Say you wanted to be a poet, and you saw a man that you recognized as a master mechanic or a great cook. You would do better, for yourself as a poet, to study under that man than to study under another poet who was not a master, that you didn’t recognize as a master.

Snyder goes on to give a specific example:

I use the term master mechanic because I know a master mechanic, Rod Coburn. Whenever I spend any time with him, I learn something from him…About everything. But I see it in terms of my craft as a poet. I learn about my craft as a poet. I learn about what it really takes to be a craftsman, what it really means to be committed, what it really means to work.

Which struck me for a number of reasons. As a writer, I’ve always been conscious of the fact that much of what I’ve learned about the creative process comes from the work of nonliterary artists. Regular readers of this blog know how much I’ve learned about writing and editing from David Mamet and Walter Murch. My approach to my own work owes as much to The Mystery of Picasso or the video games of Shigeru Miyamoto as to John Gardner’s Art of Fiction. More recently, Stephen Sondheim’s Finishing the Hat, with its detailed descriptions of the lyricist’s craft, has been an endless source of instruction and encouragement.

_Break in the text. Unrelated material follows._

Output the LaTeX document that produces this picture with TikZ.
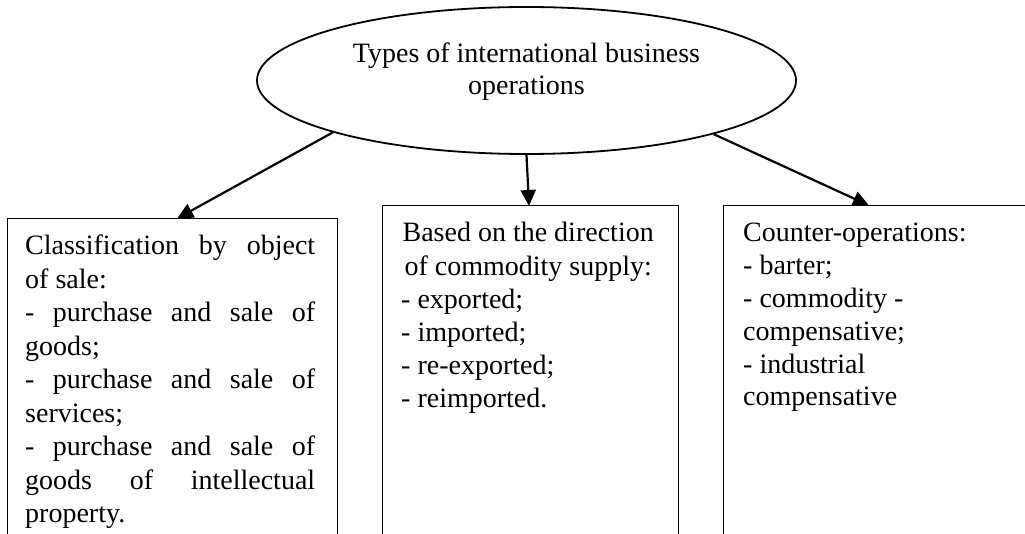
\documentclass[tikz,border=0pt]{standalone}
\usepackage{fontspec}
\setmainfont{Liberation Serif}
\usetikzlibrary{shapes.geometric,arrows.meta,calc}

\tikzset{
  opsshape/.style={ellipse, draw, line width=1.8pt, inner sep=0pt,
    minimum width=539pt, minimum height=147pt},
  catbox/.style={rectangle, draw, line width=1.4pt, inner sep=0pt,
    anchor=north west, minimum height=400pt},
  boxtext/.style={anchor=base west, inner sep=0pt},
  arr/.style={line width=2.2pt, -{Triangle[length=16pt,width=15pt]}, shorten >=-1pt}
}
\newcommand{\bodyfont}{\fontsize{28pt}{33.5pt}\selectfont}
\newcommand{\fullline}[1]{\makebox[\linewidth][s]{#1}}

\begin{document}
\begin{tikzpicture}[x=1pt,y=-1pt]
  \useasboundingbox (0,0) rectangle (1025,534);
  \clip (0,0) rectangle (1025,534);

  % root ellipse and its caption
  \node[opsshape] (ops) at (526.5,80.5) {};
  \node[anchor=base, inner sep=0pt] (opstxt) at (526.5,63)
    {\parbox[t]{420pt}{\centering\fontsize{28pt}{32pt}\selectfont
      Types of international business\\ operations}};

  % three category boxes, open towards the lower page edge
  \node[catbox, minimum width=330pt] (objbox) at (7,218) {};
  \node[catbox, minimum width=296pt] (dirbox) at (382,205) {};
  \node[catbox, minimum width=330pt] (ctrbox) at (723,205) {};

  % box contents
  \node[boxtext] (objtxt) at (25,255)
    {\parbox[t]{290pt}{\bodyfont
      \fullline{Classification by object}\\
      of sale:\\
      \fullline{- purchase and sale of}\\
      goods;\\
      \fullline{- purchase and sale of}\\
      services;\\
      \fullline{- purchase and sale of}\\
      \fullline{goods of intellectual}\\
      property.}};

  \node[boxtext] (dirtxt) at (401,242)
    {\parbox[t]{254pt}{\fontsize{28pt}{33.2pt}\selectfont
      \makebox[\linewidth][c]{Based on the direction}\\
      \makebox[\linewidth][c]{of commodity supply:}\\
      - exported;\\
      - imported;\\
      - re-exported;\\
      - reimported.}};

  \node[boxtext] (ctrtxt) at (743,242)
    {\parbox[t]{270pt}{\fontsize{28pt}{32.8pt}\selectfont
      Counter-operations:\\
      - barter;\\
      - commodity -\\
      compensative;\\
      - industrial\\
      compensative}};

  % connectors from the root to each category
  \draw[arr] (ops.195.3) -- ($(objbox.north west)+(171,0)$);
  \draw[arr] (ops.south) -- ($(dirbox.north west)+(147,0)$);
  \draw[arr] (ops.344.7) -- ($(ctrbox.north west)+(145,0)$);
\end{tikzpicture}
\end{document}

The point of all this, I think, is that it’s easy to get caught up in the conventions of the craft—whether it’s fiction, poetry, art, or something else entirely—that you know best. Studying other forms of art is one way, and perhaps the best, of knocking yourself out of your usual assumptions. And I don’t think I’m alone in this. I recently came across an interview with cartoonist Daniel Clowes in which he explained how his work in film (including Ghost World and Art School Confidential) has influenced the way he plans his comics:

To me, the most useful experience in working in “the film industry” has been watching and learning the editing process. You can write whatever you want and try to film whatever you want, but the whole thing really happens in that editing room. How do you edit comics? If you do them in a certain way, the standard way, it’s basically impossible. That’s what led me to this approach of breaking my stories into segments that all have a beginning and end on one, two, three pages. This makes it much easier to shift things around, to rearrange parts of the story sequence.

And the best way to put lessons from other media to work, as Snyder points out, is to study the masters. This week, if time permits, I’m going to be talking about a handful of artists in other media—music, comics, film, and television—that have influenced the way I approach my own writing.